_Written request:_ Copy, from the entries below, each line in which the string "with" appears.

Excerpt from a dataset

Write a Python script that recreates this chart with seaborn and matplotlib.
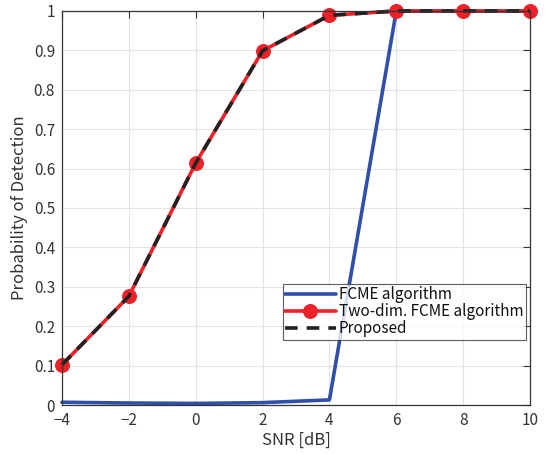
import matplotlib
matplotlib.use("Agg")
import matplotlib.pyplot as plt
import seaborn as sns
import pandas as pd

snr_db = [-4, -2, 0, 2, 4, 6, 8, 10]
fcme = [0.007, 0.005, 0.004, 0.006, 0.013, 1.0, 1.0, 1.0]
two_dim_fcme = [0.102, 0.276, 0.614, 0.899, 0.989, 1.0, 1.0, 1.0]
proposed = [0.102, 0.276, 0.614, 0.899, 0.989, 1.0, 1.0, 1.0]
x_ticks = [-4, -2, 0, 2, 4, 6, 8, 10]
y_ticks = [0, 0.1, 0.2, 0.3, 0.4, 0.5, 0.6, 0.7, 0.8, 0.9, 1]

sns.set_style("white")
plt.rcParams["font.family"] = ["Noto Sans CJK JP", "DejaVu Sans"]
plt.rcParams["axes.unicode_minus"] = True

df = pd.DataFrame({"snr": snr_db, "fcme": fcme, "two": two_dim_fcme, "prop": proposed})

fig = plt.figure(figsize=(5.52, 4.55), dpi=100)
ax = fig.add_axes([62 / 552, 1 - 405 / 455, 468 / 552, 394 / 455])

sns.lineplot(data=df, x="snr", y="fcme", ax=ax, color="#2f4fa8", lw=2.6,
             label="FCME algorithm")
sns.lineplot(data=df, x="snr", y="two", ax=ax, color="#ee2028", lw=2.6,
             marker="o", markersize=10, markeredgecolor="#ee2028",
             label="Two-dim. FCME algorithm")
sns.lineplot(data=df, x="snr", y="prop", ax=ax, color="#222222", lw=2.6,
             linestyle=(0, (3.5, 2.5)), label="Proposed")
for ln in ax.lines:
    ln.set_clip_on(False)

ax.set_xlim(-4, 10)
ax.set_ylim(0, 1)
ax.set_xticks(x_ticks)
ax.set_yticks(y_ticks)
ax.set_xticklabels([str(t).replace("-", "\u2212") for t in x_ticks])
ax.set_yticklabels(["0" if t == 0 else ("1" if t == 1 else f"{t:.1f}") for t in y_ticks])
ax.grid(True, color="#e3e3e3", lw=0.8)
ax.set_axisbelow(True)
ax.tick_params(direction="in", length=5, width=0.8, color="#333333",
               labelsize=11, labelcolor="#333333", top=True, right=True, pad=5)
for s in ax.spines.values():
    s.set_color("#333333")
    s.set_linewidth(0.9)
ax.set_xlabel("SNR [dB]", fontsize=12, color="#333333", labelpad=2)
ax.set_ylabel("Probability of Detection", fontsize=12, color="#333333", labelpad=4)

leg = ax.legend(loc="upper left", bbox_to_anchor=(0.472, 0.307), fontsize=11,
                frameon=True, fancybox=False, edgecolor="#333333",
                borderpad=0.15, labelspacing=0.0, handlelength=3.3,
                handletextpad=0.2, borderaxespad=0)
leg.get_frame().set_linewidth(0.8)
for t in leg.get_texts():
    t.set_color("#111111")

fig.savefig("out.png", dpi=100)
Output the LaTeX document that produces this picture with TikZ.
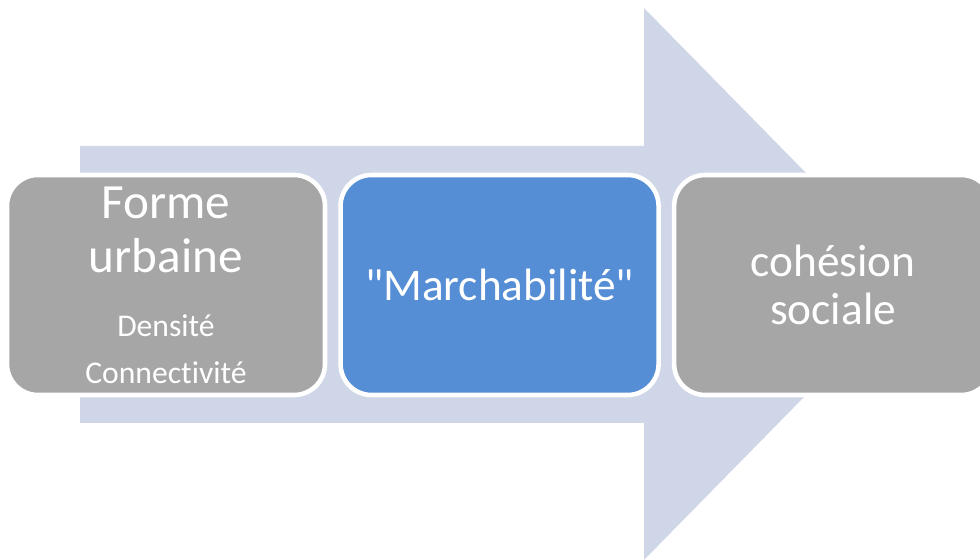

_Finished answer:_
Write a Python script that recreates this chart with seaborn and matplotlib.
Output the LaTeX document that produces this picture with TikZ.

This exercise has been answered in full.